In reality, Julie Payette is a Canadian astronaut, already a veteran of one flight to the orbiting International Space Station and now in the queue for another mission.

"This is not a glamorous job," she jokes, taking a break from the subway cars and rusting old Lada taxis that she catches around Moscow for her latest job in a space-test support team.

But her Moscow experiences have given her an unusually close glimpse of ordinary Russian life. And at a time when critics are accusing the Russians of everything from sexual harassment during an isolation experiment to expensive delays in the new space station, the 36-year-old Quebecker has become a bridge between two clashing cultures.

More than most foreigners, Ms. Payette sympathizes with the Russian space scientists who are struggling to support two orbiting stations with a tiny national budget.

"I think they do miracles with very little, all the time," she said in an interview, marvelling at the engineers with whom she works.

"In a way, it's none of our business to tell the Russians how to run their aerospace industry. The whole international space station is built on trust of the partner."

Much of this trust, however, is eroding. The Russians are already under fire from U.S. politicians and commentators who want to dump Moscow from the trouble-plagued international project.

The latest controversy is the soaring multi-billion-dollar cost of launch delays and construction problems, for which the Russians are widely blamed.

A U.S. space shuttle is scheduled to blast off from Cape Canaveral on Monday in a rescue mission to keep the international station aloft. The station's first module has orbited the earth more than 8,000 times since it was launched in November of 1998, yet it remains empty and idle. Its batteries are failing, its warranty has expired and it is losing altitude at a rate of half a kilometre every day.

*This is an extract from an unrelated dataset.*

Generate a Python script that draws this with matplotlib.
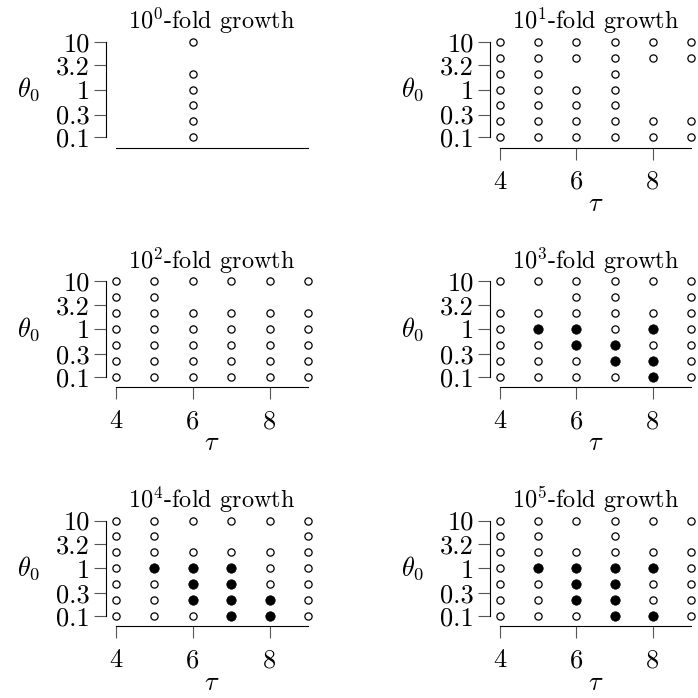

The Russians had promised to launch the all-important Zvezda service module, with the station's living quarters and control systems, in early 1998. Now, because of money shortages and rocket failures, the launch of Zvezda is behind schedule.

Critics accuse Russia of diverting resources to its own Mir space station, which is still orbiting after 14 years in space. For patriotic reasons, the Russians are reluctant to kill Mir, and they have found private investors to keep it in orbit.

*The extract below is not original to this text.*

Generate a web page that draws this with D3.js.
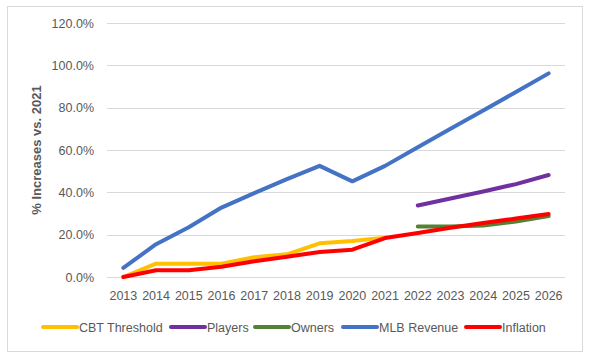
<!DOCTYPE html>
<html><head><meta charset="utf-8">
<script src="https://cdn.jsdelivr.net/npm/d3@7"></script>
<style>body{margin:0;background:#fff}svg{display:block}</style>
</head><body>
<svg id="c" width="590" height="357"></svg>
<script>
const years = ["2013","2014","2015","2016","2017","2018","2019","2020","2021","2022","2023","2024","2025","2026"];
const cbtThreshold = [0, 6.3, 6.3, 6.3, 9.3, 10.7, 15.9, 17.0, 18.6, null, null, null, null, null];
const players = [null, null, null, null, null, null, null, null, null, 33.8, 37.1, 40.4, 43.9, 48.2];
const owners = [null, null, null, null, null, null, null, null, null, 23.9, 23.9, 24.3, 26.2, 28.8];
const mlbRevenue = [4.3, 15.5, 23.5, 32.8, 39.6, 46.2, 52.5, 45.2, 52.5, 61.3, 70.0, 78.7, 87.4, 96.2];
const inflation = [0, 3.2, 3.2, 4.8, 7.4, 9.6, 11.8, 12.9, 18.4, 20.8, 23.3, 25.5, 27.6, 29.8];
const yTicks = [0, 20, 40, 60, 80, 100, 120];
const seriesNames = ["CBT Threshold", "Players", "Owners", "MLB Revenue", "Inflation"];
const seriesColors = ["#FFC000", "#7030A0", "#548235", "#4472C4", "#FF0000"];
const seriesData = [cbtThreshold, players, owners, mlbRevenue, inflation];

const svg = d3.select("#c");
const font = "'Liberation Sans', Arial, sans-serif";
const txt = "#595959";

svg.append("rect").attr("x", 7.5).attr("y", 6.5).attr("width", 575).attr("height", 345)
  .attr("fill", "#fff").attr("stroke", "#D9D9D9").attr("stroke-width", 1);

const x = d3.scaleBand().domain(years).range([107, 565]);
const y = d3.scaleLinear().domain([0, 120]).range([277, 23]);

const grid = svg.append("g");
grid.selectAll("line").data(yTicks).join("line")
  .attr("x1", 107).attr("x2", 565)
  .attr("y1", d => Math.round(y(d)) + 0.5).attr("y2", d => Math.round(y(d)) + 0.5)
  .attr("stroke", "#D9D9D9").attr("stroke-width", 1);

const yAxis = svg.append("g").attr("transform", "translate(107,0)")
  .call(d3.axisLeft(y).tickValues(yTicks).tickSize(0).tickPadding(13).tickFormat(d => d.toFixed(1) + "%"));
yAxis.select(".domain").remove();
yAxis.selectAll("text").attr("font-family", font).attr("font-size", 12.5).attr("fill", txt);

const xAxis = svg.append("g").attr("transform", "translate(0,277)")
  .call(d3.axisBottom(x).tickSize(0).tickPadding(14));
xAxis.select(".domain").remove();
xAxis.selectAll("text").attr("font-family", font).attr("font-size", 12.5).attr("fill", txt);

svg.append("text").attr("transform", "translate(41,150) rotate(-90)")
  .attr("text-anchor", "middle").attr("font-family", font).attr("font-size", 13)
  .attr("font-weight", "bold").attr("fill", txt).text("% Increases vs. 2021");

const line = d3.line()
  .defined(d => d != null)
  .x((d, i) => x(years[i]) + x.bandwidth() / 2)
  .y(d => y(d));

seriesData.forEach((s, k) => {
  svg.append("path").attr("d", line(s)).attr("fill", "none")
    .attr("stroke", seriesColors[k]).attr("stroke-width", 4)
    .attr("stroke-linejoin", "round").attr("stroke-linecap", "round");
});

const legendX = [43, 171, 255, 343, 466];
const leg = svg.append("g");
seriesNames.forEach((n, k) => {
  leg.append("line").attr("x1", legendX[k]).attr("x2", legendX[k] + 34)
    .attr("y1", 327).attr("y2", 327).attr("stroke", seriesColors[k]).attr("stroke-width", 4)
    .attr("stroke-linecap", "round");
  leg.append("text").attr("x", legendX[k] + 36).attr("y", 331.5)
    .attr("font-family", font).attr("font-size", 12.5).attr("fill", txt).text(n);
});
</script>
</body></html>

After two years of delays, the Zvezda module will not be launched until July at the earliest, so a shuttle crew must fly to the station next week for urgent repairs and supplies to extend its life and boost it into a higher orbit.

Analysts say the Russian delays have added as much as $3-billion (U.S.) in costs to NASA, the American space agency, which is one of 16 partners, including Canada, in the multinational space station.

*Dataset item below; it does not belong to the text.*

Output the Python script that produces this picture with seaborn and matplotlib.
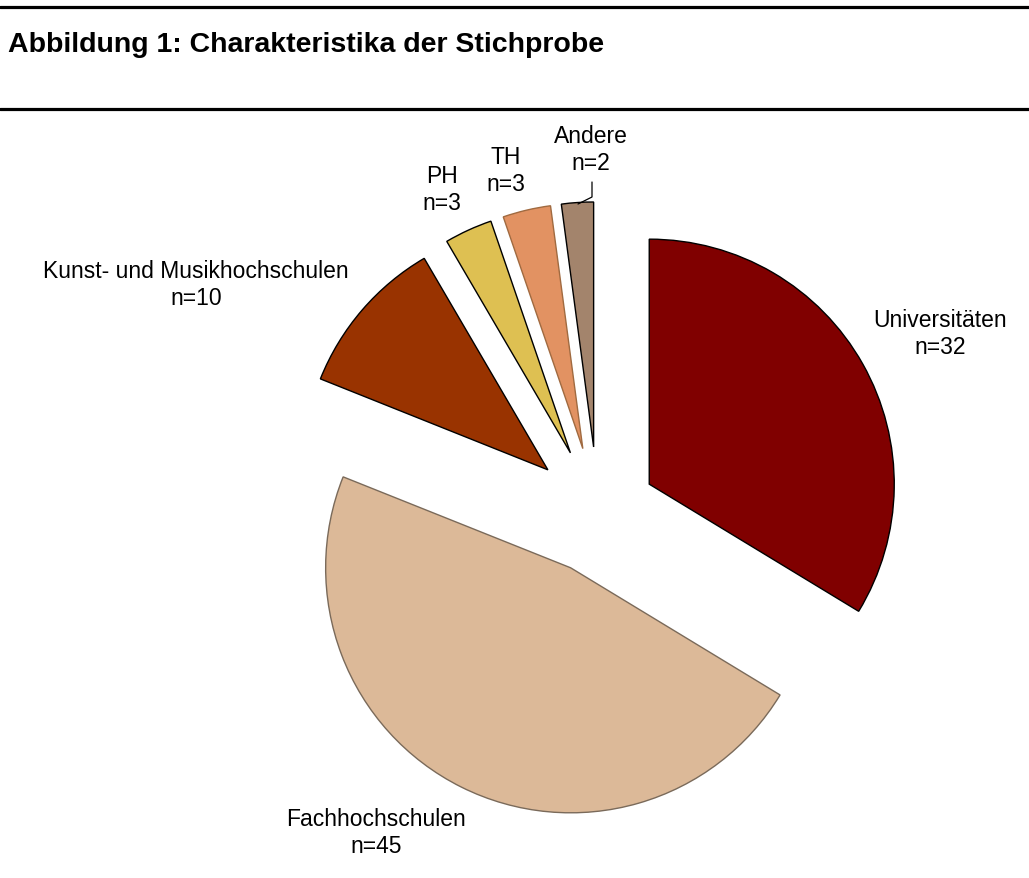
"""Abbildung 1: Charakteristika der Stichprobe - Kreisdiagramm"""
import matplotlib
matplotlib.use('Agg')
import matplotlib.pyplot as plt
import seaborn as sns
from matplotlib.lines import Line2D

sns.set_theme(style='white')
plt.rcParams['font.family'] = ['Liberation Sans', 'DejaVu Sans']

# Daten
kategorien = ['Universitäten', 'Fachhochschulen', 'Kunst- und Musikhochschulen', 'PH', 'TH', 'Andere']
anzahl = [32, 45, 10, 3, 3, 2]
farben = ['#800000', '#DCB998', '#993300', '#DEC052', '#E29262', '#A3846C']
kanten = ['black', '#7a6a5a', 'black', 'black', '#a06a40', 'black']
explode = [0.24, 0.25, 0.27, 0.27, 0.27, 0.27]   # Anteil am Radius

W, H = 1029, 879
fig = plt.figure(figsize=(W / 100, H / 100), dpi=100)
ax = fig.add_axes([0, 0, 1, 1])

# Pie im Pixelkoordinatensystem (y nach oben); explode ist bei matplotlib absolut
cx, cy, r = 598, H - 514, 245
wedges, _ = ax.pie(anzahl, explode=[e * r for e in explode], colors=farben,
                   startangle=90, counterclock=False, center=(cx, cy), radius=r,
                   wedgeprops={'linewidth': 1.0})
for w, ec in zip(wedges, kanten):
    w.set_edgecolor(ec)

ax.set_xlim(0, W)
ax.set_ylim(0, H)
ax.set_aspect('equal')
ax.axis('off')

# Beschriftungen
label_pos = {
    'Universitäten': (940, 334),
    'Fachhochschulen': (376, 833),
    'Kunst- und Musikhochschulen': (196, 285),
    'PH': (442, 190),
    'TH': (506, 171),
    'Andere': (591, 150),
}
for kat, n in zip(kategorien, anzahl):
    x, y = label_pos[kat]
    ax.text(x, H - y, f'{kat}\nn={n}', ha='center', va='center',
            fontsize=16.5, color='black', linespacing=1.25)

# Führungslinie für "Andere"
ax.plot([592, 592, 578], [H - 183, H - 198, H - 205], color='black', lw=0.9)

# Titelbereich
fig.add_artist(Line2D([0, 1], [1 - 8 / H, 1 - 8 / H], color='black', lw=2.3))
fig.add_artist(Line2D([0, 1], [1 - 110 / H, 1 - 110 / H], color='black', lw=2.3))
fig.text(8 / W, 1 - 52 / H, 'Abbildung 1: Charakteristika der Stichprobe',
         fontsize=20.5, fontweight='bold', color='black', ha='left', va='baseline')

fig.savefig('out.png', dpi=100, facecolor='white')
plt.close(fig)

"The first module was never designed to fly this long alone," said Houston-based space analyst James Oberg, a former NASA scientist.

"They're straining their resources and increasing the chances of unpleasant surprises. There's a growing potential for sudden, catastrophic breakdown. They're rolling the dice every day."

The international station has locked itself into a dependence on Russian supply flights, especially in the final quarter of this year, when it will need three Russian flights with crucial supplies of rocket fuel.

"The concern is that they'll divert those supply ships to Mir," Mr. Oberg said. "If the flights don't show up, the international station will be in a crisis, falling lower and lower."

NASA, too, has contributed its share of delays to the international station. The prime contractor, Boeing, is expecting almost $1-billion (U.S.) in cost overruns. In the most notorious fiasco, Boeing accidentally threw two $750,000 air tanks into an Alabama garbage dump. It searched the landfill site, but failed to find them.

Among the Canadian and U.S. astronauts, however, there is growing confidence that the worst is behind them. The launch of Zvezda in July would trigger an accelerated schedule of launches almost every month as the station's assembly finally accelerates.

Michael Baker, a former U.S. astronaut who is now the chief NASA representative in Moscow, argues that it would be a mistake to dump the Russians from the international station.

"These guys are extremely valuable to us, and they bring a lot to the program," he said in an interview. "Every day that our folks work together, we learn something. Certainly everyone is frustrated at the delays; not only us, the Russians, too. But at the moment there's lots of excitement. With a successful launch in July, we'll be on our way."

Ms. Payette is equally staunch in her defence of the partnership with the Russians.

"These delays were inevitable," she said. "It happened because there are so many partners. When you look at the scope of the project, the challenge is unbelievable. It requires all the ingenuity that humans are capable of."